Larry’s turkey drumstick

Fortunately, Larry and Monty didn’t need much persuasion to switch to raw. In fact, Monty was wild about it. He thinks he is a wild animal, after all. It was hilarious seeing him with a chicken wing. Lots of melodramatic growling. He never growled over his kibble. As they are young, I didn’t see a dramatic difference in their health or appearance. But their poop was easier to cope with: less of it, dry, and almost odourless. There is very little waste matter with raw.

Monty’s turkey drumstick

Barney, however, was a different story. The change in him was unbelievable.

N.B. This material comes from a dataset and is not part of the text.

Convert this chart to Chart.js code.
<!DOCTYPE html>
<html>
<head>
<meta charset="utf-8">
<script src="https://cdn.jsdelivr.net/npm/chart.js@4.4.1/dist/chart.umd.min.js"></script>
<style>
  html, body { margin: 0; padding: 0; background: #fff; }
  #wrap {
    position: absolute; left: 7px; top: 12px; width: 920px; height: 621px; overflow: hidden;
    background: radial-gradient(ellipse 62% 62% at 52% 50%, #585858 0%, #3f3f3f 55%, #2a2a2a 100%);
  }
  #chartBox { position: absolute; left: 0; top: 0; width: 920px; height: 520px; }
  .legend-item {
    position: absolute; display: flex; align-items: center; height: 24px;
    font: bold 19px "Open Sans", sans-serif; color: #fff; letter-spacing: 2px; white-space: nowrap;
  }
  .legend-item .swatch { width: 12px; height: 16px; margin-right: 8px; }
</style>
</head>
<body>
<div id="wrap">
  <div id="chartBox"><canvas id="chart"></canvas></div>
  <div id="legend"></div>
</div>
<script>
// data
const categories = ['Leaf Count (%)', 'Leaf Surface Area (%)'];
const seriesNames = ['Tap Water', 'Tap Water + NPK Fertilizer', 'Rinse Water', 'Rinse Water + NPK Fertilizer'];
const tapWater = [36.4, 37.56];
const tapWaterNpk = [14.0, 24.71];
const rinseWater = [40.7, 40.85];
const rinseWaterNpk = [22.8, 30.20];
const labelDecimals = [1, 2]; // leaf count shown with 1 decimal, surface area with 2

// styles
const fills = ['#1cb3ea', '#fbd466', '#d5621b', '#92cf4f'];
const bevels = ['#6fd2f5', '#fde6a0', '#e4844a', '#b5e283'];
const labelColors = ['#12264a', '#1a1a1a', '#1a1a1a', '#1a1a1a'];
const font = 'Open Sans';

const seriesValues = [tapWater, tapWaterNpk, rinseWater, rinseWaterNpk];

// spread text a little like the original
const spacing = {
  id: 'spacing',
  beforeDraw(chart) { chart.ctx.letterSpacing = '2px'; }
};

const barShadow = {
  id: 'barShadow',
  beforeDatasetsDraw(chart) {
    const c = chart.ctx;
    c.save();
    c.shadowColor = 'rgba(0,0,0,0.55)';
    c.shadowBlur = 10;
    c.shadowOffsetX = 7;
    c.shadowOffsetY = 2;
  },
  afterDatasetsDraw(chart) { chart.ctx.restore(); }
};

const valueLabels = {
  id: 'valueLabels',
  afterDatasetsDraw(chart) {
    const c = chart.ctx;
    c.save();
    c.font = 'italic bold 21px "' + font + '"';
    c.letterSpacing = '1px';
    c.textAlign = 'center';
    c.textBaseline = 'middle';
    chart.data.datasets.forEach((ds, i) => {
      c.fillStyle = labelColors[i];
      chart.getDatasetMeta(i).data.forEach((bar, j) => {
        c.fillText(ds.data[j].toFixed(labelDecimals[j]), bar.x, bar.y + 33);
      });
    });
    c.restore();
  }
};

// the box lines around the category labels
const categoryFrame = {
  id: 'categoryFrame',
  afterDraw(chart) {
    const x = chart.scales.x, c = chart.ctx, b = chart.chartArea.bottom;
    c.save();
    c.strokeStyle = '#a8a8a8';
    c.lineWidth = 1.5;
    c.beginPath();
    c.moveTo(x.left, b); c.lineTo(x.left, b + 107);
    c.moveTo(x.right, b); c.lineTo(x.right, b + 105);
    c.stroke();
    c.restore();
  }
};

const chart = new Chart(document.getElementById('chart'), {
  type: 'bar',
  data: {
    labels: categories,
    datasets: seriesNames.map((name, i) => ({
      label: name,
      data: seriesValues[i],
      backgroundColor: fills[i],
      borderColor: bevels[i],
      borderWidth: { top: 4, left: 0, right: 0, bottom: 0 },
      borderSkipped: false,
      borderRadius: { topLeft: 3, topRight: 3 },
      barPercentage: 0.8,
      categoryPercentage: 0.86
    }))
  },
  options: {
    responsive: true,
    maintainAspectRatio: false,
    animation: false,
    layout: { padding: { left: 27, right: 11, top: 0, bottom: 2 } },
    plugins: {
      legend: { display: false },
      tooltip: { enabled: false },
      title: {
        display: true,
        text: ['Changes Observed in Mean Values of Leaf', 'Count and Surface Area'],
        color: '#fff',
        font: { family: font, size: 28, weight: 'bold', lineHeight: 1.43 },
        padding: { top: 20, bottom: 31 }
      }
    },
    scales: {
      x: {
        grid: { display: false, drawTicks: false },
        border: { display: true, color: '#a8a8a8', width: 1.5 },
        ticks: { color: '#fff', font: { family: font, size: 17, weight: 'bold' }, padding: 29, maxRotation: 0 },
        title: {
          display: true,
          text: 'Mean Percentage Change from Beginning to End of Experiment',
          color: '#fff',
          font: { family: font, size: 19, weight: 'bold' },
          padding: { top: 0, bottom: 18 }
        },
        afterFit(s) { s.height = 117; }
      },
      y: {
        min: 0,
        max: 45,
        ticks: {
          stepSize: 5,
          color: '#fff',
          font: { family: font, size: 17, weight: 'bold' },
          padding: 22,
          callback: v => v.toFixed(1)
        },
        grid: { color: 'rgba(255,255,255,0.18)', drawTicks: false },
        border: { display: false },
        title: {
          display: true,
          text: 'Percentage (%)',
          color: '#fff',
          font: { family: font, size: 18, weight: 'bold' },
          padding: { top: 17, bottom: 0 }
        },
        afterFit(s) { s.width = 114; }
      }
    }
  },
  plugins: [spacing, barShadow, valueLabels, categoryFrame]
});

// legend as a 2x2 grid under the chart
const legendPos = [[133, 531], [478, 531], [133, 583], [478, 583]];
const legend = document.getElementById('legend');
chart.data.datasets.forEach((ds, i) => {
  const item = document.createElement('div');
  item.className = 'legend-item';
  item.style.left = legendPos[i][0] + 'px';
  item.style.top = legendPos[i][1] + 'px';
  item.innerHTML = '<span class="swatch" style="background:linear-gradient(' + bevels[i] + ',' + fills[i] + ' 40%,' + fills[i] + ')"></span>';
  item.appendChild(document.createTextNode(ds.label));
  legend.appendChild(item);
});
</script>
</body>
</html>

As a kibble junkie with bad teeth, it took much longer to get him fully onto raw. But even before he was fully transitioned, he had more energy, softer, shinier fur, and cleaner teeth. He was up and about and in our faces just like when he was a young cat. He started to jump onto chairs and laps again. He looked and acted like a cat half his age. It was wonderful to see.

Barney

Sadly I discovered that raw feeding carries a lot of controversy and not everyone would accept what I was doing or my reasons for doing it. It is still a hot and sometimes heated topic on many forums. For me it always comes down to this. The domestic cat is a carnivore, 100%. Cats are not able to digest vegetable matter or carbohydrates. They rely on meat, meat, meat (i.e., meat, bone and organs, in the correct ratio) for their nutrition. Just like the big cats. So why is commercial cat food so often more than 50% vegetable matter, and the meat protein of such questionable quality? No wonder feline health problems abound. And typically, this poor quality, species-inappropriate food is promoted by vets who should know better. There are powerful commercial interests at stake here.